───── Data segment

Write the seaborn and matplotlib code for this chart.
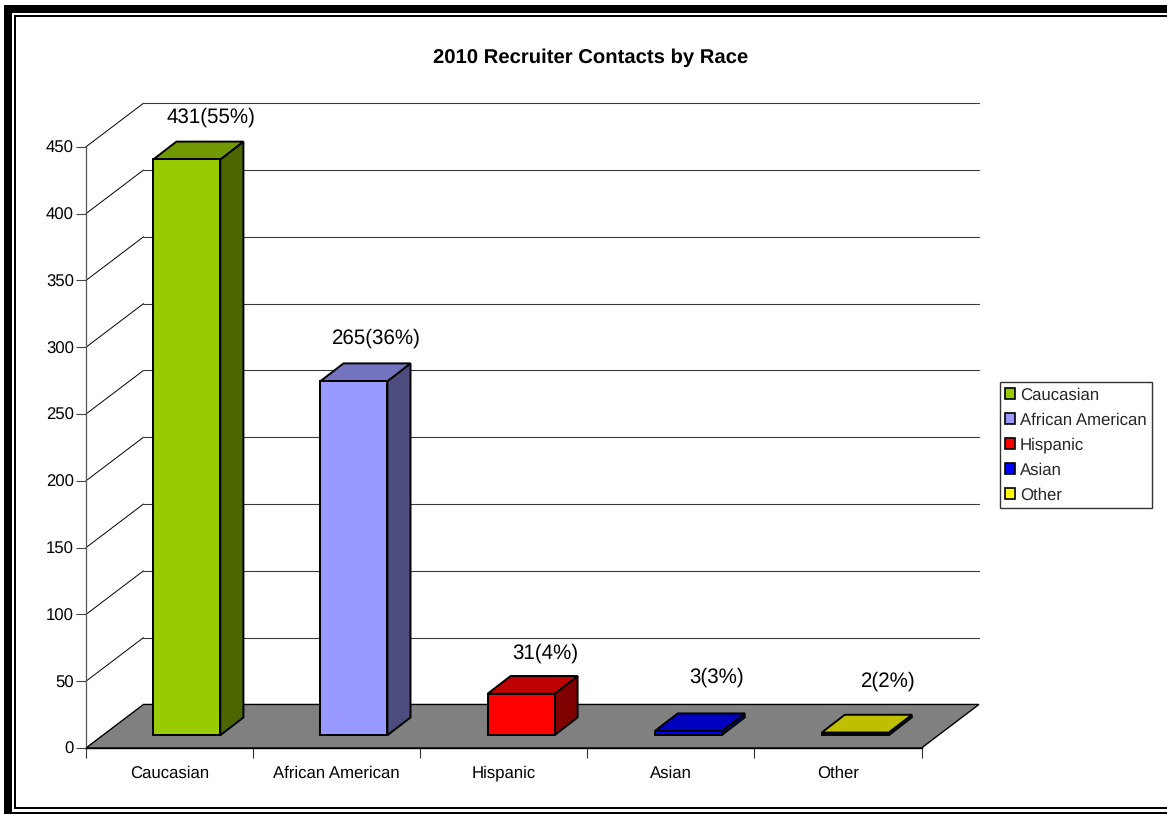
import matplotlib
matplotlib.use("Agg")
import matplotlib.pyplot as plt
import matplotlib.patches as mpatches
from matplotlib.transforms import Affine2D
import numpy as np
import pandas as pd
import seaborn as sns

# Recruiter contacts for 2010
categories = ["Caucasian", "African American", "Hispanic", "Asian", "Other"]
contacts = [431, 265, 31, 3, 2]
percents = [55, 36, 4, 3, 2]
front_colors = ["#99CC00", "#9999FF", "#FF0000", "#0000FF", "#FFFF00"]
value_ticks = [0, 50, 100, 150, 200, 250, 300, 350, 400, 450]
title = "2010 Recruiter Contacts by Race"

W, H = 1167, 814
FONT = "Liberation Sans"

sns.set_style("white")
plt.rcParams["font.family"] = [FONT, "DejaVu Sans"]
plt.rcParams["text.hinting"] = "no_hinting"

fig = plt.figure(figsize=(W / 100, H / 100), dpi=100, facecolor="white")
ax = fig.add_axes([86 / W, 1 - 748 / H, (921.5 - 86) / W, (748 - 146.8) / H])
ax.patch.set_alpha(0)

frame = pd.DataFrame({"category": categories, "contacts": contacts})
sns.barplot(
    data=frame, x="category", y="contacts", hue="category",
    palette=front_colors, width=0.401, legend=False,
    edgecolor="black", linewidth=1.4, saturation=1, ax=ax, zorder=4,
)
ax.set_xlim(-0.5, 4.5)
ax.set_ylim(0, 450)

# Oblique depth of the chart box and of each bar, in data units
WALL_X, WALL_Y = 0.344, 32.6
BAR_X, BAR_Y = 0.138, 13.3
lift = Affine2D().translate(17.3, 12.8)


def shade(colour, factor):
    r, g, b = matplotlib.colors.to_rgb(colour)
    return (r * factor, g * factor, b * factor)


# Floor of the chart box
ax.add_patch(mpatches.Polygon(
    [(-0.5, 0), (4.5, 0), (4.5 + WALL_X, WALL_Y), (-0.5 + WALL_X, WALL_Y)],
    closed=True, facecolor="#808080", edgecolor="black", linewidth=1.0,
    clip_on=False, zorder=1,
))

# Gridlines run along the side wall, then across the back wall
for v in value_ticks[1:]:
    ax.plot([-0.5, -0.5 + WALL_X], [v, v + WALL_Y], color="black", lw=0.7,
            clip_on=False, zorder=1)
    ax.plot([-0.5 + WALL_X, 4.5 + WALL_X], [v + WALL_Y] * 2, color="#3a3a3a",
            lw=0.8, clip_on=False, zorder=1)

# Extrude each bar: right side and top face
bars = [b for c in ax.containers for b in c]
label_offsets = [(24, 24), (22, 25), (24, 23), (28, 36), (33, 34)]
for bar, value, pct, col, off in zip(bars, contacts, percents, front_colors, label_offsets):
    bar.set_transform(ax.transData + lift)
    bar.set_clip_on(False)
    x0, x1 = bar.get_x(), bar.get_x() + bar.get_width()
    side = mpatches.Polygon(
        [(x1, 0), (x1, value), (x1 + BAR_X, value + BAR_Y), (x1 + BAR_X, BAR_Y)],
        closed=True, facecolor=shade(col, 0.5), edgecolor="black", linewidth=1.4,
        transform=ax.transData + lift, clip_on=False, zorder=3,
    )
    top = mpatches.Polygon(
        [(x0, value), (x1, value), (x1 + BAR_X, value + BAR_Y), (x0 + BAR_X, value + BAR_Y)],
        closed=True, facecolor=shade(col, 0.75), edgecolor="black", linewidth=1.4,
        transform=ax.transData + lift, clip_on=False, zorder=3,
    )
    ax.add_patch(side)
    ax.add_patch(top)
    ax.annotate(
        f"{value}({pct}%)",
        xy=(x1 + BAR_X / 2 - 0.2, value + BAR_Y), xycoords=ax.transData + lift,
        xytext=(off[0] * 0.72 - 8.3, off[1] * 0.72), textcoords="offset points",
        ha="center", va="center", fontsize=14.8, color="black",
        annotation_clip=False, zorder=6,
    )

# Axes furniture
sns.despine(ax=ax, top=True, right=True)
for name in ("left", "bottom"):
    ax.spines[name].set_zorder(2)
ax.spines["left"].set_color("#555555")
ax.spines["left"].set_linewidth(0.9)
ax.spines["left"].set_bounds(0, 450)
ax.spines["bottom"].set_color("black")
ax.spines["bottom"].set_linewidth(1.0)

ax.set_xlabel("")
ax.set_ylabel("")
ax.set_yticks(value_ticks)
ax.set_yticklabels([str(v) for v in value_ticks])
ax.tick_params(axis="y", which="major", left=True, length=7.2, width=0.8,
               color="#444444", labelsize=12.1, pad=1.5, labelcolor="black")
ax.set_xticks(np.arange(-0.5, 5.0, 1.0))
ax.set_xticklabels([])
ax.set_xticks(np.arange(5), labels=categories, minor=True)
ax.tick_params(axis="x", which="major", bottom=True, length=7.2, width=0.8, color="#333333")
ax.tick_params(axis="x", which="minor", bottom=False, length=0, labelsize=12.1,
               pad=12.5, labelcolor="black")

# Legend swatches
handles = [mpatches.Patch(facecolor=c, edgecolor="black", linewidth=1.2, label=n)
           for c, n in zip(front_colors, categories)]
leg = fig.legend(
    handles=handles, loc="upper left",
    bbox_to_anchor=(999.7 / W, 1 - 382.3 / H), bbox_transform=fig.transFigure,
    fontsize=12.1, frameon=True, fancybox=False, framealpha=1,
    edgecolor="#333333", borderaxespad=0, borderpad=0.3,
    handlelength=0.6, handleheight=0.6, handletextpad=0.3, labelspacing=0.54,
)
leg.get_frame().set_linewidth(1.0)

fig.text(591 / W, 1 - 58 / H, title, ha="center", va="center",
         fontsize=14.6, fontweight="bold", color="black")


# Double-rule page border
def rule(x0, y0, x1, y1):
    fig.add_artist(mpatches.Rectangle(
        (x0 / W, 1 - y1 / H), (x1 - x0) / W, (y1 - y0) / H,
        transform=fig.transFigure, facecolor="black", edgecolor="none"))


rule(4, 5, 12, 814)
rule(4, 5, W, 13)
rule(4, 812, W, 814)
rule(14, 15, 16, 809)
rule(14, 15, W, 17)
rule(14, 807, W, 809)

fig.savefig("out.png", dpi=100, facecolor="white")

──────────

» Directions:
From the opening line of the listing above through the line bearing "ax.set_ylim(0, 450)", repeat each line exactly. Drop every picture.

» Result of the exercise:
Write the seaborn and matplotlib code for this chart.
import matplotlib
matplotlib.use("Agg")
import matplotlib.pyplot as plt
import matplotlib.patches as mpatches
from matplotlib.transforms import Affine2D
import numpy as np
import pandas as pd
import seaborn as sns

# Recruiter contacts for 2010
categories = ["Caucasian", "African American", "Hispanic", "Asian", "Other"]
contacts = [431, 265, 31, 3, 2]
percents = [55, 36, 4, 3, 2]
front_colors = ["#99CC00", "#9999FF", "#FF0000", "#0000FF", "#FFFF00"]
value_ticks = [0, 50, 100, 150, 200, 250, 300, 350, 400, 450]
title = "2010 Recruiter Contacts by Race"

W, H = 1167, 814
FONT = "Liberation Sans"

sns.set_style("white")
plt.rcParams["font.family"] = [FONT, "DejaVu Sans"]
plt.rcParams["text.hinting"] = "no_hinting"

fig = plt.figure(figsize=(W / 100, H / 100), dpi=100, facecolor="white")
ax = fig.add_axes([86 / W, 1 - 748 / H, (921.5 - 86) / W, (748 - 146.8) / H])
ax.patch.set_alpha(0)

frame = pd.DataFrame({"category": categories, "contacts": contacts})
sns.barplot(
    data=frame, x="category", y="contacts", hue="category",
    palette=front_colors, width=0.401, legend=False,
    edgecolor="black", linewidth=1.4, saturation=1, ax=ax, zorder=4,
)
ax.set_xlim(-0.5, 4.5)
ax.set_ylim(0, 450)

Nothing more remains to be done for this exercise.